WHAT THE TASK REQUIRES
Below are some records. Say in a single number how many of their lines include the word "Clone".
>>>>
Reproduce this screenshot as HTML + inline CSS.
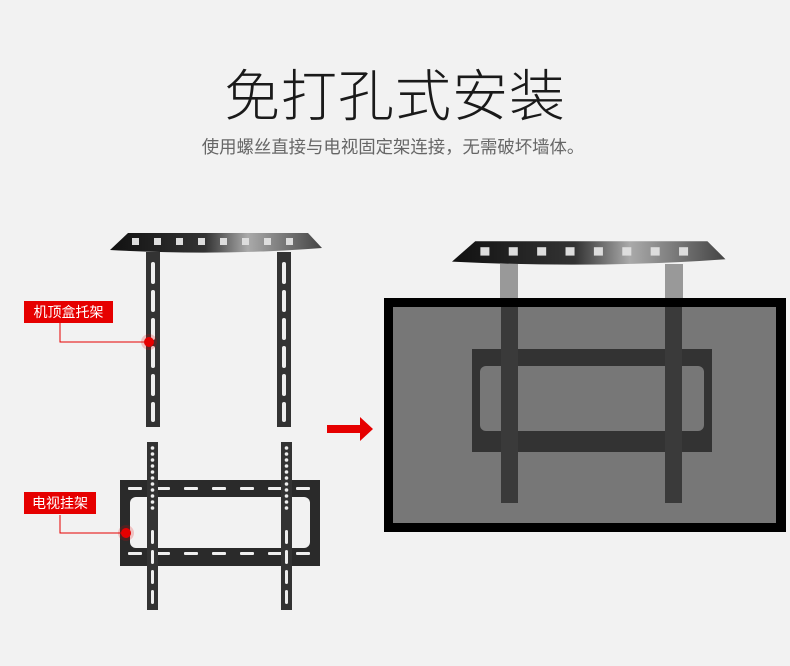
<!DOCTYPE html>
<html><head><meta charset="utf-8"><style>
body{margin:0;width:790px;height:666px;background:#f2f2f2;overflow:hidden;position:relative;font-family:"Liberation Sans","Noto Sans CJK SC",sans-serif}
.t{position:absolute;left:0;width:790px;text-align:center}
.lab{position:absolute;background:#e60000;color:#fff;font-size:14px;line-height:22px;text-align:center}
</style></head><body>
<div class="t" style="top:52px;font-size:56px;color:#1a1a1a;font-weight:300;letter-spacing:1px">免打孔式安装</div>
<div class="t" style="top:134px;font-size:17.4px;color:#666;left:-2px">使用螺丝直接与电视固定架连接，无需破坏墙体。</div>
<svg width="790" height="666" style="position:absolute;left:0;top:0">
<defs>
<linearGradient id="sh" x1="0" x2="1"><stop offset="0" stop-color="#111"/><stop offset="0.45" stop-color="#333"/><stop offset="0.65" stop-color="#aaa"/><stop offset="1" stop-color="#444"/></linearGradient>
<g id="shelf"><path d="M0 18 L18 1 L198 1 L212 16 Q110 24 0 18 Z" fill="url(#sh)"/>
<g fill="#ddd"><rect x="22" y="6" width="7" height="7"/><rect x="44" y="6" width="7" height="7"/><rect x="66" y="6" width="7" height="7"/><rect x="88" y="6" width="7" height="7"/><rect x="110" y="6" width="7" height="7"/><rect x="132" y="6" width="7" height="7"/><rect x="154" y="6" width="7" height="7"/><rect x="176" y="6" width="7" height="7"/></g></g>
<g id="leg"><rect x="0" y="0" width="14" height="175" fill="#333"/>
<g fill="#eee"><rect x="5" y="10" width="4" height="22" rx="2"/><rect x="5" y="38" width="4" height="22" rx="2"/><rect x="5" y="66" width="4" height="22" rx="2"/><rect x="5" y="94" width="4" height="22" rx="2"/><rect x="5" y="122" width="4" height="22" rx="2"/><rect x="5" y="150" width="4" height="20" rx="2"/></g></g>
<g id="brk"><rect x="0" y="0" width="200" height="86" fill="#2a2a2a"/>
<rect x="10" y="17" width="180" height="51" rx="6" fill="#f2f2f2"/>
<g fill="#eee"><rect x="8" y="7" width="14" height="3" rx="1"/><rect x="36" y="7" width="14" height="3" rx="1"/><rect x="64" y="7" width="14" height="3" rx="1"/><rect x="92" y="7" width="14" height="3" rx="1"/><rect x="120" y="7" width="14" height="3" rx="1"/><rect x="148" y="7" width="14" height="3" rx="1"/><rect x="176" y="7" width="14" height="3" rx="1"/>
<rect x="8" y="72" width="14" height="3" rx="1"/><rect x="36" y="72" width="14" height="3" rx="1"/><rect x="64" y="72" width="14" height="3" rx="1"/><rect x="92" y="72" width="14" height="3" rx="1"/><rect x="120" y="72" width="14" height="3" rx="1"/><rect x="148" y="72" width="14" height="3" rx="1"/><rect x="176" y="72" width="14" height="3" rx="1"/></g></g>
<g id="vb"><rect x="0" y="0" width="11" height="168" fill="#333"/>
<g fill="#eee"><circle cx="5.5" cy="6" r="1.8"/><circle cx="5.5" cy="12" r="1.8"/><circle cx="5.5" cy="18" r="1.8"/><circle cx="5.5" cy="24" r="1.8"/><circle cx="5.5" cy="30" r="1.8"/><circle cx="5.5" cy="36" r="1.8"/><circle cx="5.5" cy="42" r="1.8"/><circle cx="5.5" cy="48" r="1.8"/><circle cx="5.5" cy="54" r="1.8"/><circle cx="5.5" cy="60" r="1.8"/><circle cx="5.5" cy="66" r="1.8"/>
<rect x="4" y="88" width="3" height="14" rx="1.5"/><rect x="4" y="108" width="3" height="14" rx="1.5"/><rect x="4" y="128" width="3" height="14" rx="1.5"/><rect x="4" y="148" width="3" height="14" rx="1.5"/></g></g>
</defs>
<use href="#shelf" transform="translate(110,232)"/>
<use href="#leg" transform="translate(146,252)"/>
<use href="#leg" transform="translate(277,252)"/>
<use href="#brk" transform="translate(120,480)"/>
<use href="#vb" transform="translate(147,442)"/>
<use href="#vb" transform="translate(281,442)"/>
<polyline points="60,322 60,342 146,342" fill="none" stroke="#e60000" stroke-width="1"/>
<circle cx="149" cy="342" r="8" fill="#e60000" opacity="0.2"/><circle cx="149" cy="342" r="5" fill="#e60000"/>
<polyline points="60,515 60,533 124,533" fill="none" stroke="#e60000" stroke-width="1"/>
<circle cx="126" cy="533" r="8" fill="#e60000" opacity="0.2"/><circle cx="126" cy="533" r="5" fill="#e60000"/>
<polygon points="327,425 360,425 360,417 373,429 360,441 360,433 327,433" fill="#e60000"/>
<use href="#shelf" transform="translate(452,240) scale(1.29,1.2)"/>
<rect x="500" y="264" width="18" height="38" fill="#999"/><rect x="665" y="264" width="18" height="38" fill="#999"/>
<rect x="384" y="298" width="402" height="234" fill="#000"/>
<rect x="393" y="307" width="383" height="216" fill="#777"/>
<rect x="472" y="349" width="240" height="103" fill="#333"/>
<rect x="480" y="366" width="224" height="65" rx="6" fill="#777"/>
<rect x="501" y="307" width="17" height="196" fill="#3a3a3a"/>
<rect x="665" y="307" width="17" height="196" fill="#3a3a3a"/>
</svg>
<div class="lab" style="left:24px;top:301px;width:89px">机顶盒托架</div>
<div class="lab" style="left:24px;top:492px;width:72px">电视挂架</div>
</body></html>
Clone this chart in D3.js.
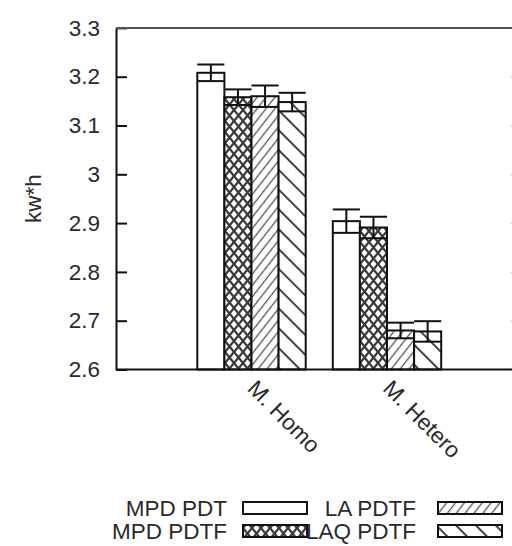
<!DOCTYPE html>
<html>
<head>
<meta charset="utf-8">
<script src="https://cdn.jsdelivr.net/npm/d3@7"></script>
<style>
  html, body { margin: 0; padding: 0; background: #fff; }
  text { font-family: "Liberation Sans", Arial, sans-serif; }
</style>
</head>
<body>
<div id="chart"></div>
<script>
const categories = ["M. Homo", "M. Hetero"];
const series = ["MPD PDT", "MPD PDTF", "LA PDTF", "LAQ PDTF"];
const mpdPdt   = [3.208, 2.904];
const mpdPdtf  = [3.158, 2.891];
const laPdtf   = [3.160, 2.680];
const laqPdtf  = [3.148, 2.678];
const errMpdPdt  = [0.017, 0.024];
const errMpdPdtf = [0.016, 0.022];
const errLaPdtf  = [0.022, 0.016];
const errLaqPdtf = [0.019, 0.021];
const yTicks = [2.6, 2.7, 2.8, 2.9, 3.0, 3.1, 3.2, 3.3];
const yTickLabels = ["2.6", "2.7", "2.8", "2.9", "3", "3.1", "3.2", "3.3"];
const yLabel = "kw*h";

const values = [mpdPdt, mpdPdtf, laPdtf, laqPdtf];
const errors = [errMpdPdt, errMpdPdtf, errLaPdtf, errLaqPdtf];
const fills = ["url(#p-none)", "url(#p-cross)", "url(#p-fwd)", "url(#p-back)"];

const width = 512, height = 546;
const plotLeft = 116, plotRight = 522.5, plotTop = 27.9, plotBottom = 369.5;
const fontSize = 22.5;
const textColor = "#2a2a2a";

const svg = d3.select("#chart").append("svg")
  .attr("width", width)
  .attr("height", height);

// fill patterns
const defs = svg.append("defs");
defs.append("pattern").attr("id", "p-none")
  .attr("patternUnits", "userSpaceOnUse").attr("width", 10).attr("height", 10)
  .append("rect").attr("width", 10).attr("height", 10).attr("fill", "#fff");

const cross = defs.append("pattern").attr("id", "p-cross")
  .attr("patternUnits", "userSpaceOnUse").attr("width", 9).attr("height", 11);
cross.append("rect").attr("width", 9).attr("height", 11).attr("fill", "#fff");
cross.append("path")
  .attr("d", "M0,0L9,11M9,0L0,11")
  .attr("stroke", "#3a3a3a").attr("stroke-width", 2.3);

const fwd = defs.append("pattern").attr("id", "p-fwd")
  .attr("patternUnits", "userSpaceOnUse").attr("width", 7).attr("height", 7)
  .attr("patternTransform", "rotate(38)");
fwd.append("rect").attr("width", 7).attr("height", 7).attr("fill", "#fff");
fwd.append("line").attr("x1", 3.5).attr("x2", 3.5).attr("y1", 0).attr("y2", 7)
  .attr("stroke", "#555").attr("stroke-width", 1.3);

const back = defs.append("pattern").attr("id", "p-back")
  .attr("patternUnits", "userSpaceOnUse").attr("width", 14).attr("height", 14)
  .attr("patternTransform", "rotate(-45)");
back.append("rect").attr("width", 14).attr("height", 14).attr("fill", "#fff");
back.append("line").attr("x1", 7).attr("x2", 7).attr("y1", 0).attr("y2", 14)
  .attr("stroke", "#444").attr("stroke-width", 2);

// scales
const x = d3.scaleLinear().domain([-1, 2]).range([plotLeft, plotRight]);
const unit = x(1) - x(0);
const inner = d3.scaleBand().domain(series).range([-0.4 * unit, 0.4 * unit]);
const y = d3.scaleLinear().domain([2.6, 3.3]).range([plotBottom, plotTop]);

// axes
const yAxis = svg.append("g")
  .attr("transform", `translate(${plotLeft},0)`)
  .call(d3.axisLeft(y).tickValues(yTicks).tickSize(-11).tickSizeOuter(0)
    .tickFormat((d, i) => yTickLabels[i]));
yAxis.select(".domain").attr("stroke", "#111").attr("stroke-width", 2);
yAxis.selectAll(".tick line").attr("stroke", "#111").attr("stroke-width", 2);
yAxis.selectAll(".tick text")
  .attr("x", -16)
  .attr("font-size", fontSize)
  .attr("font-family", "Liberation Sans, Arial, sans-serif")
  .attr("fill", textColor);

const yRight = svg.append("g")
  .attr("transform", `translate(${plotRight},0)`)
  .call(d3.axisRight(y).tickValues(yTicks).tickSize(-11).tickSizeOuter(0).tickFormat(""));
yRight.select(".domain").attr("stroke", "#666").attr("stroke-width", 2);
yRight.selectAll(".tick line").attr("stroke", "#999").attr("stroke-width", 1.5);

svg.append("line")
  .attr("x1", plotLeft).attr("x2", plotRight)
  .attr("y1", plotTop).attr("y2", plotTop)
  .attr("stroke", "#555").attr("stroke-width", 2);

// bars
categories.forEach((c, ci) => {
  const g = svg.append("g");
  series.forEach((s, si) => {
    const x0 = x(ci) + inner(s);
    const bw = inner.bandwidth();
    const v = values[si][ci];
    const e = errors[si][ci];
    g.append("rect")
      .attr("x", x0).attr("y", y(v))
      .attr("width", bw).attr("height", y(2.6) - y(v))
      .attr("fill", fills[si])
      .attr("stroke", "#111").attr("stroke-width", 2);
    const cx = x0 + bw / 2;
    g.append("line")
      .attr("x1", cx).attr("x2", cx)
      .attr("y1", y(v + e)).attr("y2", y(v - e))
      .attr("stroke", "#111").attr("stroke-width", 2);
    [v + e, v - e].forEach(t => {
      g.append("line")
        .attr("x1", x0).attr("x2", x0 + bw)
        .attr("y1", y(t)).attr("y2", y(t))
        .attr("stroke", "#111").attr("stroke-width", 2);
    });
  });
});

// bottom axis line
svg.append("line")
  .attr("x1", plotLeft).attr("x2", plotRight)
  .attr("y1", plotBottom).attr("y2", plotBottom)
  .attr("stroke", "#111").attr("stroke-width", 2);

// category labels, rotated
categories.forEach((c, ci) => {
  svg.append("text")
    .attr("transform", `translate(${x(ci)},${plotBottom + 15}) rotate(45)`)
    .attr("text-anchor", "start")
    .attr("dominant-baseline", "central")
    .attr("font-size", fontSize)
    .attr("fill", textColor)
    .text(c);
});

// y label
svg.append("text")
  .attr("transform", `translate(33,${(plotTop + plotBottom) / 2}) rotate(-90)`)
  .attr("text-anchor", "middle")
  .attr("dominant-baseline", "central")
  .attr("font-size", fontSize)
  .attr("fill", textColor)
  .text(yLabel);

// legend (2 columns, text right-justified, sample box on the right)
const legendCols = [{ textX: 227, boxX: 243 }, { textX: 416, boxX: 438 }];
const legendRows = [508, 531];
series.forEach((s, si) => {
  const col = legendCols[Math.floor(si / 2)];
  const rowY = legendRows[si % 2];
  svg.append("text")
    .attr("x", col.textX).attr("y", rowY)
    .attr("text-anchor", "end")
    .attr("dominant-baseline", "central")
    .attr("font-size", fontSize)
    .attr("fill", textColor)
    .text(s);
  svg.append("rect")
    .attr("x", col.boxX).attr("y", rowY - 6)
    .attr("width", 64).attr("height", 12)
    .attr("fill", fills[si])
    .attr("stroke", "#111").attr("stroke-width", 2);
});
</script>
</body>
</html>
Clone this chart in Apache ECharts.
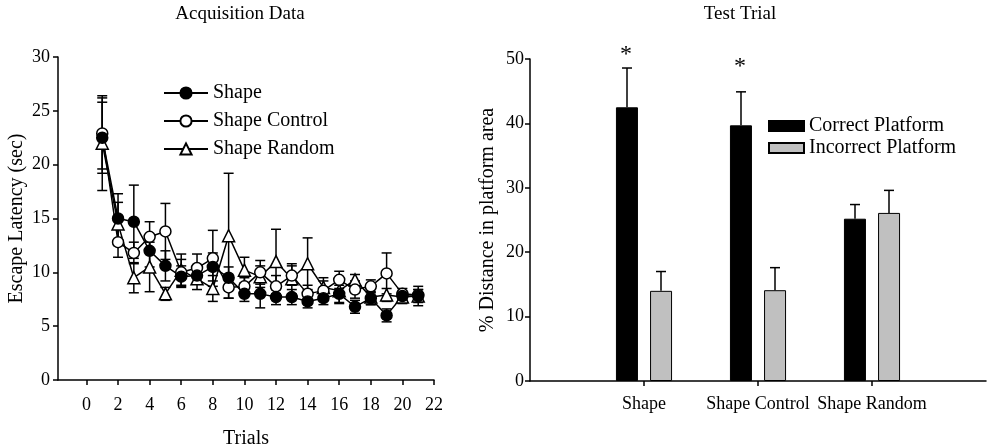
<<<<
IN RESPONSE
2